What artists or designers are you interested in right now?

Always Alvar Aalto, Carlos Scarpa and Luis Barragan. Martin Puryear. Peter Zumthor. Carlo Mollino. Charlotte Perriand. Max Lamb. Peter Marigold. Also, many of my peers from graduate school, who are the among the best critics of my work. Ross Hansen, Chris Schanck, Jack Craig, Mark Baker, Kristina Gerig, Jonathan Muecke, Jay Sae Jung Oh.

How do you situate yourself between the craft, fine art, and design worlds? Do you see your work as more of one thing?

I don’t believe in drawing rigid lines between disciplines, as most of my work sits astride these borders. I’ll say this, I am interested in obsessive deep inquiry into anything, idea or concept, regardless of discipline. At the higher levels, craft, fine art and design require an absurd level of commitment, rigor, knowledge and tons of sacrifice. Painter Alex Katz said ‘A lot of artists don’t master their craft until they’re 35, but you can be a first-class conceptual artist when you’re eighteen.’ I like that thought.


What’s your favorite thing you’ve ever made?

I’m always excited about the next thing. I want to design and build my own cabin in the woods in Northern Michigan or Minnesota where I can test materials and ideas.

Do you have a specific set of principles or ideas that you apply to each piece you make?

Everything is rigorous, but isn’t always universal. I do look at my work through a loose architectural lens. Sometimes it’s a table built with lumber pulled from a home slated for demolition. Other times, like in my Sawmill Bench, it’s using FEA (Finite Element Analysis), an engineering software, to determine the thinnest material to achieve a structure to support a body. I’m generally interested and/or troubled by consumption and waste, so these concepts become factors. Often I’ll challenge a material or a process, so it can be very personal.

What’s your favorite material or process to work with and why?

I like using material properties and process as a departure point for making work, but it’s only fair to say I’m most comfortable with wood. I have used a sawmill to mill trees, so I have a pretty intimate understanding of wood as a ‘raw’ material. Trees are a great metaphor for so many things. Growth, cycles, decay, and it happens to be warm and beautiful as well. However, I’m interested in some atypical application and properties of wood… whether that involves making my own particle board, working with super thin wood, waste wood, or steam bending, I like to push our understanding of the capabilities of wood, and create unexpected haptic experiences.

Can you share one of the best or worst reactions you’ve gotten to your work?

I showed two pieces at the Brushwood Art Center a couple of years ago, my Wingback Chair and The Sawmill Bench. For me these pieces explore concepts of inherent material properties, and are made with the same intellectual rigor and attention to craft. I chatted with a guest at the opening and he was raving, just wild about the bench. After 15 minutes, I asked him to look at my chair which went through the same design/art/craft filters, and he said, ‘you made that chair? I hate that chair!’ and then we just kept talking  about the bench. Okay.

What’s your absolute favorite place in the city/the world to be?

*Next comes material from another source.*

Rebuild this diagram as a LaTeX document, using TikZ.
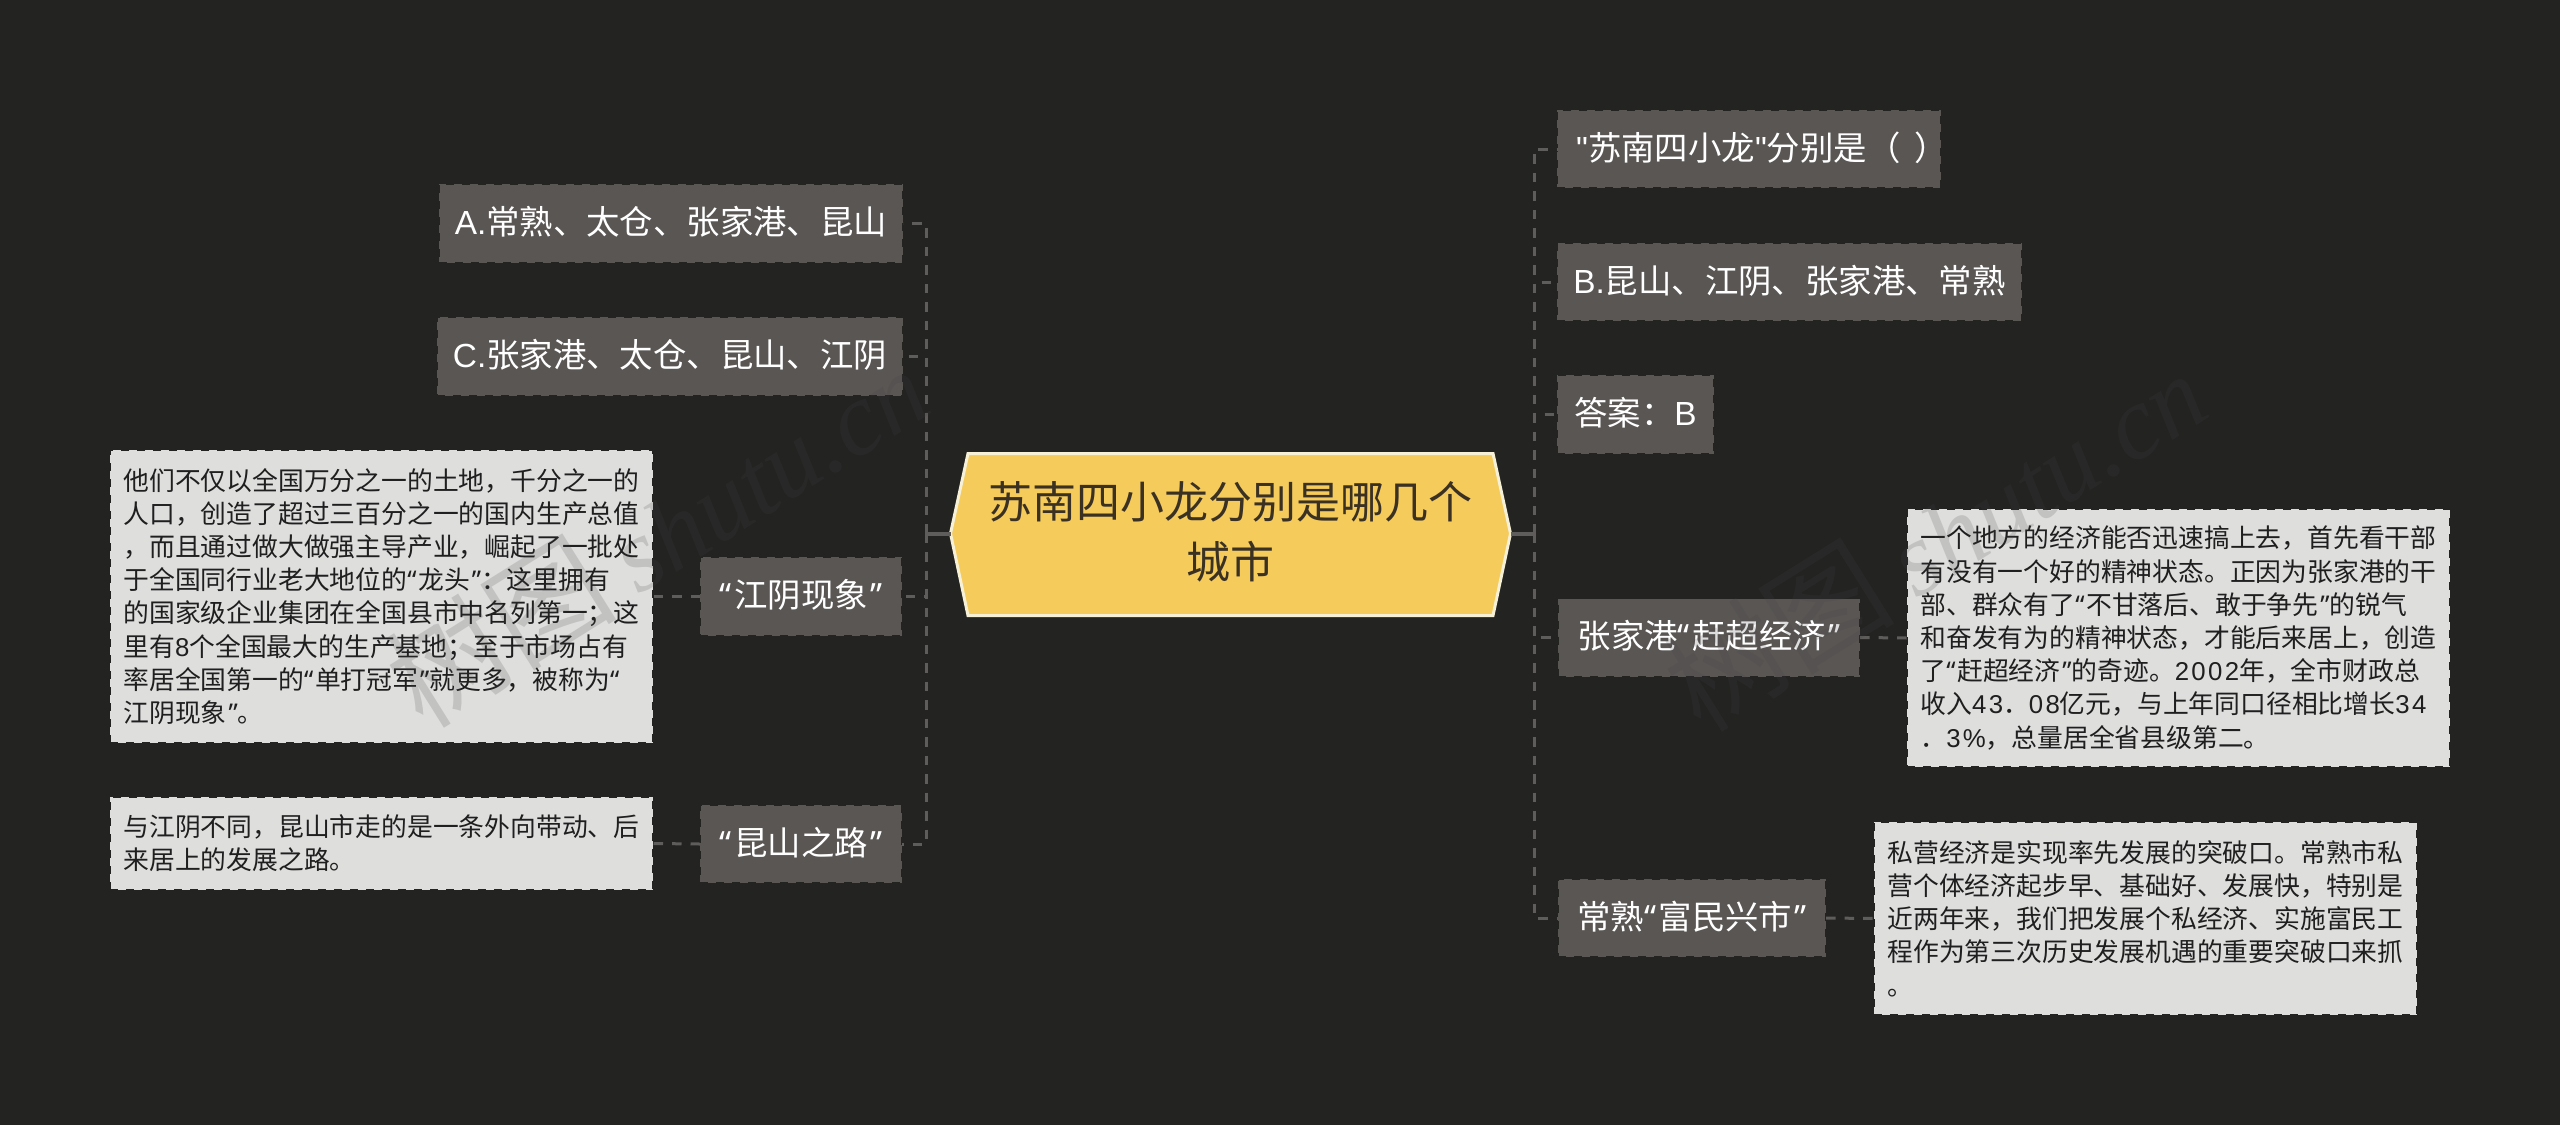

I’m torn. I enjoy nature, mountains, hiking, skiing, biking. I love the cadence and repetition of the pedal stroke, the challenge of a long hike, and the exhaustion of being outdoors. But I also love working in my studio. It’s a pretty similar feeling; solving a problem with a design or trying to perfect a specific wood joint. I lose myself in either physical process which I find most gratifying.